Aquella tarde del Dos de Mayo, estaba yo en la cabina de Riazor. Me pusieron un papel en el cristal lateral para decirme que había muerto. Y aquella tarde la radio se murió en su recuerdo para resucitar en su homenaje. Unos días más tarde, el veinte de Mayo, “su” querido Real Madrid volvía a ganar la Copa de Europa, en Amsterdam.
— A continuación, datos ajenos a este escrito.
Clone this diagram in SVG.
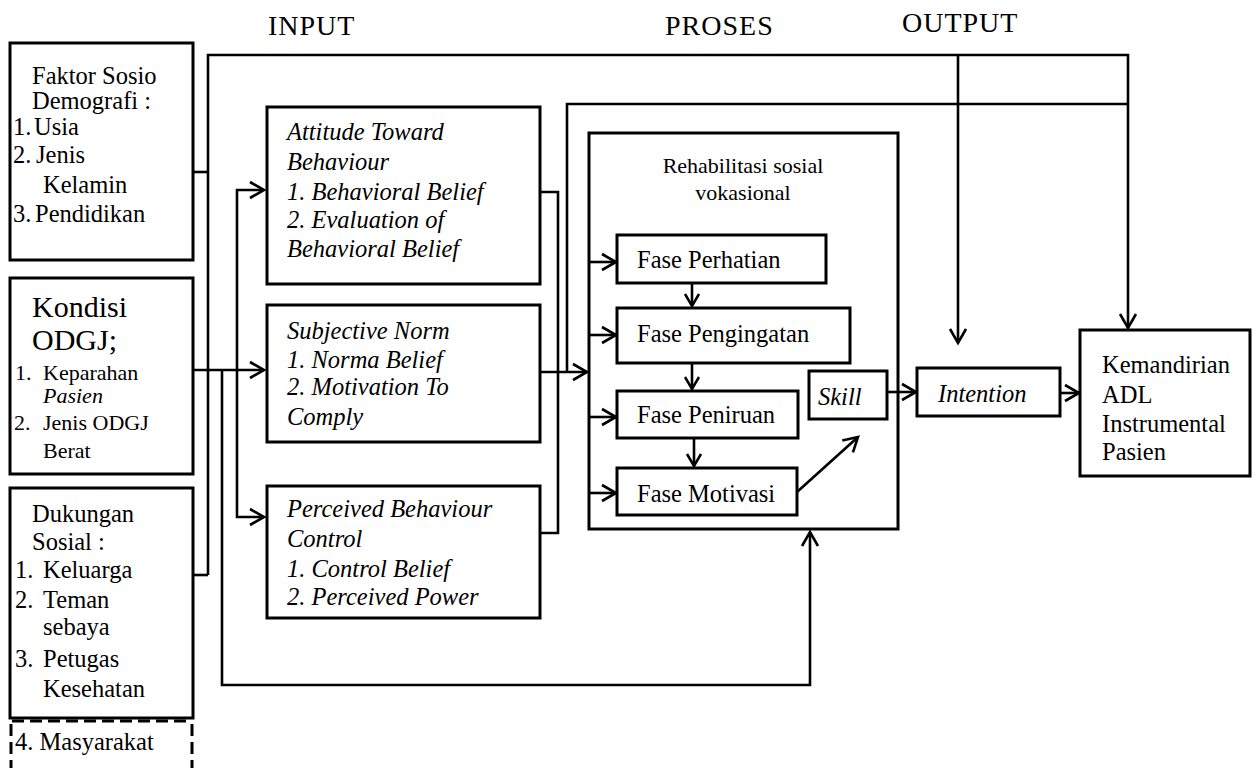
<svg xmlns="http://www.w3.org/2000/svg" width="1258" height="772" viewBox="0 0 1258 772">
  <defs>
    <style>
      .box { fill: none; stroke: #000; stroke-width: 3; }
      .dash { fill: none; stroke: #000; stroke-width: 3; stroke-dasharray: 12 6; }
      .ln { fill: none; stroke: #000; stroke-width: 2.6; stroke-linejoin: miter; }
      .t { font-family: "Liberation Serif", "Times New Roman", serif; font-size: 24.5px; fill: #000; }
      .i { font-style: italic; }
      .h { font-size: 28px; letter-spacing: 1px; }
      .big { font-size: 30px; }
      .sm { font-size: 22px; }
    </style>
    <marker id="arr" markerUnits="userSpaceOnUse" markerWidth="20" markerHeight="20" viewBox="0 0 20 20" refX="17" refY="10" orient="auto">
      <path d="M3,2 L17,10 L3,18" fill="none" stroke="#000" stroke-width="2.6"/>
    </marker>
    <marker id="arrs" markerUnits="userSpaceOnUse" markerWidth="18" markerHeight="18" viewBox="0 0 18 18" refX="14" refY="9" orient="auto">
      <path d="M2,2 L14,9 L2,16" fill="none" stroke="#000" stroke-width="2.5"/>
    </marker>
  </defs>
  <rect width="1258" height="772" fill="#fff"/>

  <!-- column headings -->
  <g id="headings">
    <text class="t h" x="268" y="35">INPUT</text>
    <text class="t h" x="665" y="35">PROSES</text>
    <text class="t h" x="902" y="32">OUTPUT</text>
  </g>

  <!-- connectors -->
  <g id="connectors">
    <!-- socio-demographic and social support feed the main vertical -->
    <polyline class="ln" points="193,172 208,172"/>
    <polyline class="ln" points="193,575 208,575"/>
    <polyline class="ln" points="208,575 208,55 1128,55 1128,328" marker-end="url(#arr)"/>
    <polyline class="ln" points="958,55 958,343" marker-end="url(#arr)"/>
    <!-- ODGJ condition to the three TPB components -->
    <polyline class="ln" points="193,370 264,370" marker-end="url(#arr)"/>
    <polyline class="ln" points="237,370 237,190 264,190" marker-end="url(#arr)"/>
    <polyline class="ln" points="237,370 237,517 264,517" marker-end="url(#arr)"/>
    <!-- ODGJ condition to the rehabilitation block from below -->
    <polyline class="ln" points="222,370 222,685 810,685 810,532" marker-end="url(#arr)"/>
    <!-- TPB components collected into the rehabilitation block -->
    <polyline class="ln" points="540,192 558,192 558,533 540,533"/>
    <polyline class="ln" points="540,372 587,372" marker-end="url(#arr)"/>
    <polyline class="ln" points="567,372 567,104 1128,104"/>
    <!-- phase inputs -->
    <polyline class="ln" points="589,262 616,262" marker-end="url(#arr)"/>
    <polyline class="ln" points="589,335 616,335" marker-end="url(#arr)"/>
    <polyline class="ln" points="589,417 616,417" marker-end="url(#arr)"/>
    <polyline class="ln" points="589,493 616,493" marker-end="url(#arr)"/>
    <!-- phase sequence -->
    <polyline class="ln" points="692,283 692,306" marker-end="url(#arrs)"/>
    <polyline class="ln" points="692,363 692,389" marker-end="url(#arrs)"/>
    <polyline class="ln" points="694,438 694,466" marker-end="url(#arrs)"/>
    <polyline class="ln" points="797,492 858,437" marker-end="url(#arr)"/>
    <!-- outputs -->
    <polyline class="ln" points="887,392 916,392" marker-end="url(#arr)"/>
    <polyline class="ln" points="1060,393 1079,393" marker-end="url(#arr)"/>
  </g>

  <g id="faktor-sosio">
    <rect class="box" x="10" y="43" width="183" height="217"/>
    <text class="t" x="32" y="84">Faktor Sosio</text>
    <text class="t" x="32" y="109">Demografi :</text>
    <text class="t" x="13" y="135">1.<tspan x="34">Usia</tspan></text>
    <text class="t" x="13" y="163">2.<tspan x="36">Jenis</tspan></text>
    <text class="t" x="43" y="193">Kelamin</text>
    <text class="t" x="13" y="222">3.<tspan x="35">Pendidikan</tspan></text>
  </g>

  <g id="kondisi-odgj">
    <rect class="box" x="10" y="278" width="183" height="196"/>
    <text class="t big" x="32" y="317">Kondisi</text>
    <text class="t big" x="32" y="350">ODGJ;</text>
    <text class="t sm" x="15" y="380">1.<tspan x="43">Keparahan</tspan></text>
    <text class="t sm i" x="43" y="403">Pasien</text>
    <text class="t sm" x="14" y="430">2.<tspan x="43">Jenis ODGJ</tspan></text>
    <text class="t sm" x="43" y="458">Berat</text>
  </g>

  <g id="dukungan-sosial">
    <rect class="box" x="10" y="488" width="183" height="230"/>
    <polyline class="dash" points="12,721 191,721"/>
    <polyline class="dash" points="11,724 11,768"/>
    <polyline class="dash" points="192,724 192,768"/>
    <text class="t" x="32" y="522">Dukungan</text>
    <text class="t" x="32" y="550">Sosial :</text>
    <text class="t" x="15" y="578">1.<tspan x="43">Keluarga</tspan></text>
    <text class="t" x="15" y="608">2.<tspan x="43">Teman</tspan></text>
    <text class="t" x="43" y="635">sebaya</text>
    <text class="t" x="15" y="667">3.<tspan x="43">Petugas</tspan></text>
    <text class="t" x="43" y="697">Kesehatan</text>
    <text class="t" x="15" y="750">4. Masyarakat</text>
  </g>

  <g id="attitude">
    <rect class="box" x="267" y="107" width="273" height="177"/>
    <text class="t i" x="287" y="140">Attitude Toward</text>
    <text class="t i" x="287" y="170">Behaviour</text>
    <text class="t i" x="287" y="200">1. Behavioral Belief</text>
    <text class="t i" x="287" y="228">2. Evaluation of</text>
    <text class="t i" x="287" y="257">Behavioral Belief</text>
  </g>

  <g id="subjective-norm">
    <rect class="box" x="267" y="305" width="273" height="137"/>
    <text class="t i" x="287" y="339">Subjective Norm</text>
    <text class="t i" x="287" y="368">1. Norma Belief</text>
    <text class="t i" x="287" y="395">2. Motivation To</text>
    <text class="t i" x="287" y="425">Comply</text>
  </g>

  <g id="perceived-control">
    <rect class="box" x="267" y="486" width="273" height="132"/>
    <text class="t i" x="287" y="517">Perceived Behaviour</text>
    <text class="t i" x="287" y="547">Control</text>
    <text class="t i" x="287" y="577">1. Control Belief</text>
    <text class="t i" x="287" y="605">2. Perceived Power</text>
  </g>

  <g id="rehabilitasi">
    <rect class="box" x="589" y="133" width="309" height="396"/>
    <text class="t sm" x="743" y="173" text-anchor="middle">Rehabilitasi sosial</text>
    <text class="t sm" x="743" y="200" text-anchor="middle">vokasional</text>
  </g>

  <g id="fase-perhatian">
    <rect class="box" x="617" y="235" width="209" height="48"/>
    <text class="t" x="637" y="268">Fase Perhatian</text>
  </g>

  <g id="fase-pengingatan">
    <rect class="box" x="617" y="308" width="233" height="55"/>
    <text class="t" x="637" y="342">Fase Pengingatan</text>
  </g>

  <g id="fase-peniruan">
    <rect class="box" x="617" y="391" width="181" height="47"/>
    <text class="t" x="637" y="423">Fase Peniruan</text>
  </g>

  <g id="fase-motivasi">
    <rect class="box" x="617" y="468" width="180" height="47"/>
    <text class="t" x="637" y="502">Fase Motivasi</text>
  </g>

  <g id="skill">
    <rect class="box" x="809" y="371" width="78" height="48"/>
    <text class="t i" x="818" y="405">Skill</text>
  </g>

  <g id="intention">
    <rect class="box" x="917" y="368" width="143" height="48"/>
    <text class="t i" x="938" y="402">Intention</text>
  </g>

  <g id="kemandirian">
    <rect class="box" x="1080" y="330" width="170" height="146"/>
    <text class="t" x="1102" y="373">Kemandirian</text>
    <text class="t" x="1102" y="403">ADL</text>
    <text class="t" x="1102" y="432">Instrumental</text>
    <text class="t" x="1102" y="460">Pasien</text>
  </g>
</svg>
Confieso que cuando los jugadores del Madrid daban la vuelta de honor al Arena, me acordé mucho y de muchas cosas y en medio de aquel griterío ensordecedor aparecieron imágenes de Matías Prats y sus goles en blanco en negro, de mi padre (el auténtico Gaspar Rosety) y de mi hermano Manolo con aquella fotografía de las cinco Copas de Europa y la primera Copa Intercontinental, con Herrerita, Del Sol Di Stéfano, Puskas y Gento. Aquella misma noche holandesa, junto al calor de mis compañeros de Radio Voz, con los gritos de ánimo de Santiago Rey Fernández Latorre y de Ramón Calderón, unidos al estruendo
planetario del gol de Pedja, “con las piernas de Luca y el corazón de Andrea”, el cielo me permitió ver paseando juntos a Antonio Herrero y a Frank Sinatra, con la sombra de Carlos Goñi, de rigurosa gorra negra en pleno concierto de rock. Hay lutos que sellan los caminos de la historia.
Sé que sus hijos, los hijos de Antonio, podrán soñar con su padre en un ejercicio de juego limpio, y que por los siglos de los siglos, su final será siempre una de esas interrogantes que quedan en el aire, como la radio misma, como la amistad misma, como la vida misma… El periodismo mismo. Porque hay cosas que nunca terminan de entenderse… ¿verdad, Marconi?